09/06/2013
Un poster dei Beatles in un Apple store in California (Reuters).
È passato mezzo secolo dal primo album dei Beatles e quasi sessant'anni da quella Rock around the clock che segnò l'avvento dell'epopea rock'n'roll.
Ma se dal punto di vista squisitamente stilistico il rock è sempre lì, con le sue luci e le sue ombre, coi suoi sempiterni capolavori ancora capaci di regalare brividi anche ai giovani di oggi, così come di sopravvivere in un'infinità di nuove band in grado di riprodurne gli schemi, dall'altra è fuor di dubbio che ha perso gran parte della sua capacità propulsiva e innovativa, riproducendosi in canoni espressivi che raramente riescono ad affrancarsi dai modelli primigeni.
Del resto la Musica s'è sempre evoluta nello stesso modo, da Palestrina agli U2: un genere considerato “di moda” viene pian piano insidiato da una nuova tendenza (di solito bollata come “sbagliata” o eccessivamente iconoclasta dai maestri dello stile considerato dominante), e tuttavia destinata a scalzare la norma stilistica di quel determinato momento fino a ridurla a retroguardia manieristica; per poi divenire essa stessa la nuova norma, per quanto destinata, a sua volta, a venir abrogata da lì a poco dall'avanguardia successiva... E così via.
Ma la domanda - il rock è roba da vecchi? - appare ancor più legittima se andiamo ad analizzare il rock dal punto di vista sociologico, ideologico, come fenomeno di mercato o di costume.
Il rock primigenio è nato e s'è sviluppato anche grazie a un'evidente contraddizione interna: una forma di comunicazione creativa in aperto conflitto con un sistema socio-economico nel quale era in realtà perfettamente integrata; contraddizione che già il leggendario festival di Woodstock del 1969 aveva portato platealmente allo scoperto. Non a caso per molti analisti quei “tre giorni di pace, amore e musica” rappresentarono insieme l'apogeo e l'inizio della decadenza del rock.

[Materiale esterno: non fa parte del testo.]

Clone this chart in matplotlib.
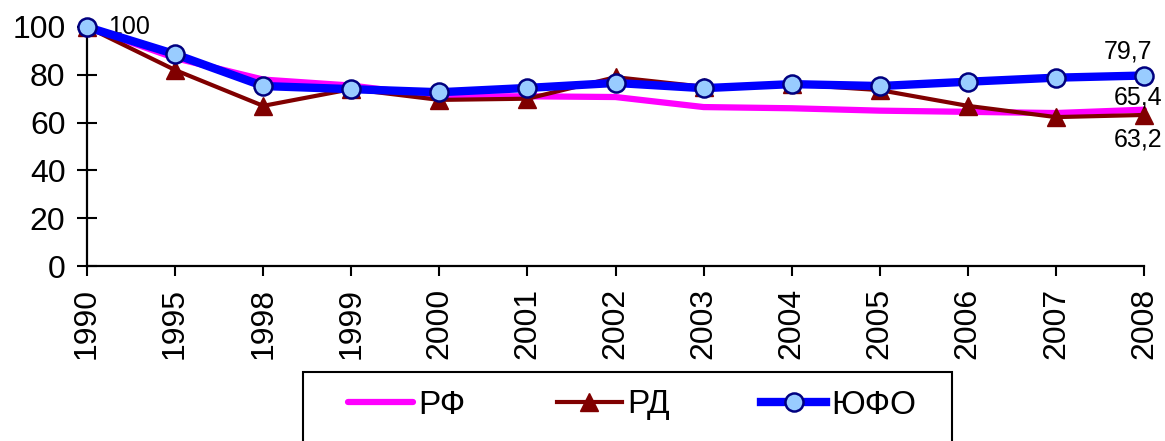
import matplotlib
matplotlib.use("Agg")
import matplotlib.pyplot as plt
from matplotlib.patches import Rectangle

years = ["1990", "1995", "1998", "1999", "2000", "2001", "2002",
         "2003", "2004", "2005", "2006", "2007", "2008"]
rf = [100, 87, 78, 75.5, 71, 71, 70.7, 66.5, 66, 65, 64.5, 64, 65.4]
rd = [100, 82, 67, 74, 69.5, 70, 79, 75, 76, 73.6, 67, 62.3, 63.2]
ufo = [100, 88.6, 75.3, 74, 72.7, 74.5, 76.6, 74.4, 76.1, 75.3, 77.1, 78.8, 79.7]
yticks = [0, 20, 40, 60, 80, 100]

plt.rcParams['font.family'] = ['Liberation Sans', 'DejaVu Sans']

fig = plt.figure(figsize=(11.65, 4.41), dpi=100)
ax = fig.add_axes([87/1165, 1-266/441, (1144-87)/1165, (266-27)/441])
x = list(range(len(years)))

l1, = ax.plot(x, rf, color='#FF00FF', lw=4.5, solid_capstyle='round', zorder=2, label='РФ')
l2, = ax.plot(x, rd, color='#800000', lw=3, marker='^', markersize=13,
              markerfacecolor='#800000', markeredgecolor='#800000', zorder=3, label='РД')
l3, = ax.plot(x, ufo, color='#0000FF', lw=6, marker='o', markersize=13,
              markerfacecolor='#99CCFF', markeredgecolor='#000080', markeredgewidth=1.8,
              zorder=4, label='ЮФО')

ax.set_xlim(0, len(years)-1)
ax.set_ylim(0, 100)
ax.set_yticks(yticks)
ax.set_xticks(x)
ax.set_xticklabels(years, rotation=90, fontsize=23)
ax.tick_params(axis='y', direction='inout', length=15, width=1.5, labelsize=23, pad=8)
ax.tick_params(axis='x', direction='out', length=7, width=1.5, pad=9)
for s in ['top', 'right']:
    ax.spines[s].set_visible(False)
for s in ['left', 'bottom']:
    ax.spines[s].set_linewidth(1.6)
for l in (l1, l2, l3):
    l.set_clip_on(False)

def fmt(v):
    return f"{v:g}".replace('.', ',')

ax.annotate(fmt(ufo[0]), (x[0], ufo[0]), xytext=(15, 0), textcoords='offset points',
            fontsize=18, va='center', ha='left')
ax.annotate(fmt(ufo[-1]), (x[-1], ufo[-1]), xytext=(6, 12.5),
            textcoords='offset points', fontsize=18, va='baseline', ha='right')
ax.annotate(fmt(rf[-1]), (x[-1], rf[-1]), xytext=(13, 3.5),
            textcoords='offset points', fontsize=18, va='baseline', ha='right')
ax.annotate(fmt(rd[-1]), (x[-1], rd[-1]), xytext=(13, -23),
            textcoords='offset points', fontsize=18, va='baseline', ha='right')

# legend frame
fig.patches.append(Rectangle((303/1165, -0.1), (952-303)/1165, 0.1 + 1-372/441,
                             transform=fig.transFigure, fill=False, lw=1.5,
                             edgecolor='black'))
leg = fig.legend(handles=[l1, l2, l3], loc='center left',
                 bbox_to_anchor=(348/1165, 1-405/441), ncol=3, frameon=False,
                 fontsize=24, handlelength=1.95, handletextpad=0.15,
                 columnspacing=2.75, borderpad=0, borderaxespad=0)

fig.savefig('out.png', dpi=100)
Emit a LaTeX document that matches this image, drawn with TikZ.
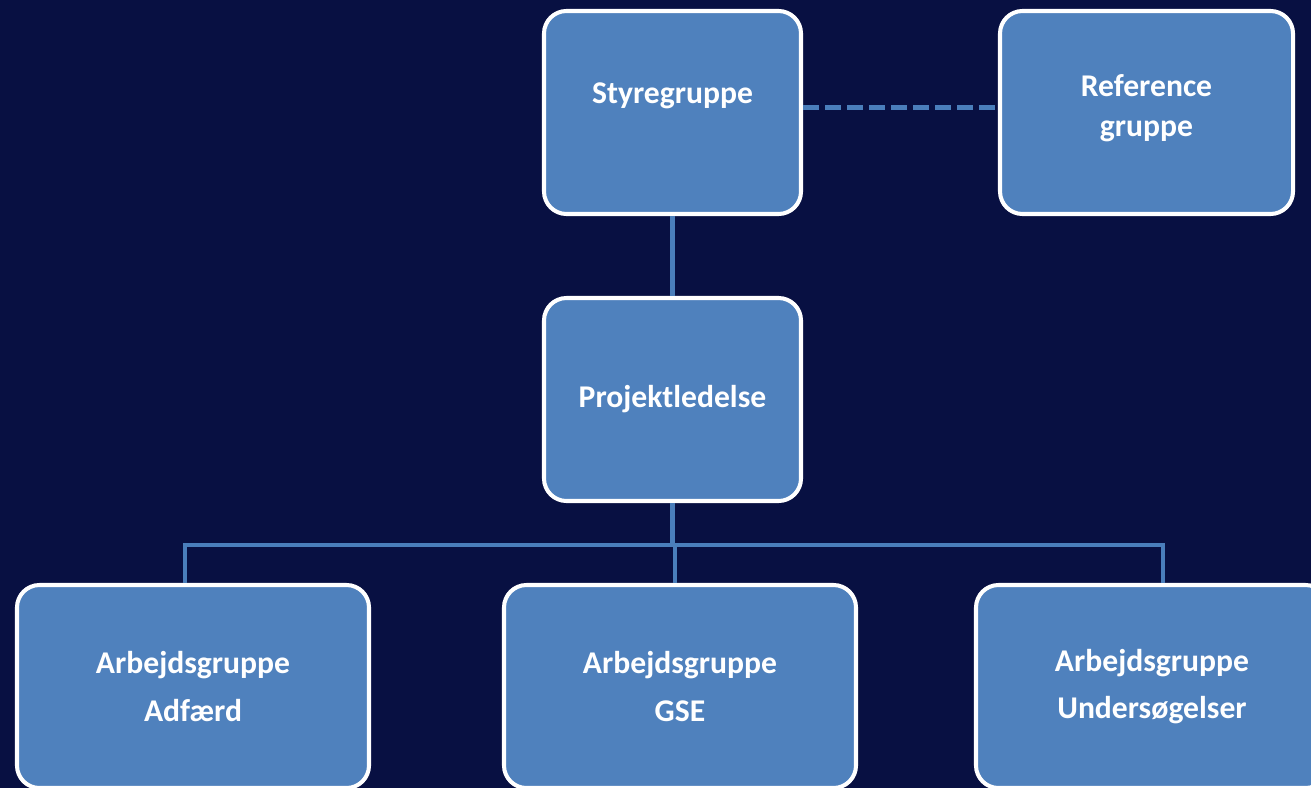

Da allora è stato un susseguirsi di epitaffi più o meno legittimi o
pretestuosi, decretati non già da una nuova generazione di innovatori,
ma piuttosto da nuovi presunti restauratori dello spirito ribellista
primigenio (basti pensare al punk), o da virtuosi più o meno
tradizionalisti (dall'hard-rock al grunge), o ancora, da una nuova
generazione di artisti smaniosi di emanciparne i consunti canoni
espressivi (buona parte degli esponenti della cosiddetta sub-cultura
hip-hop).
Stiamo ovviamente semplificando troppo, ma al di là della schematicità
di questi assunti non v'è dubbio che ciò che oggi chiamiamo rock (e
anche sull'indeterminatezza del termine molto ci sarebbe da dire) è per
molti versi comprimibile in una specie di ossimoro: un morto vivente;
una specie di zombie che ancora possiede nelle fattezze il riverbero del
suo imprinting, ma sempre più deformato dalle pressioni di una
pluralità frammentata di panorami sociologici (e stilistici) ben più
complessi e infinitamente lontani da quelli che fecero da sfondo alla
sua genesi.
E' un'ipotesi ovviamente, legittima e parziale come mille altre: perché
non v'è dubbio che per molti ragazzi del Terzo Millennio questa
etichetta continua a racchiudere o sottintendere, ad amplificare o
sintetizzare un'immutata ansia valoriale – a tratti politica, a tratti
spirituale – così come non si può non rilevare una ancor più accentuata
subalternità degli slanci creativi ai diktat dei mercati come agli
imperativi dei mutamenti tecnologici in corso, primo fra tutti il
passaggio epocale dal concetto di possesso a quello di accesso alla
musica imposto dal consumo in streaming.
Certo è che ciò che resta del
rock oggi è qualcosa di infinitamente più ondivago, sfuggente e
contraddittorio di quello delle origini: ad immagine e somiglianza delle
inquietudini del popolo dei suoi fruitori. E almeno in questo riflesso,
sì, il rock continua ad essere quello che è sempre stato.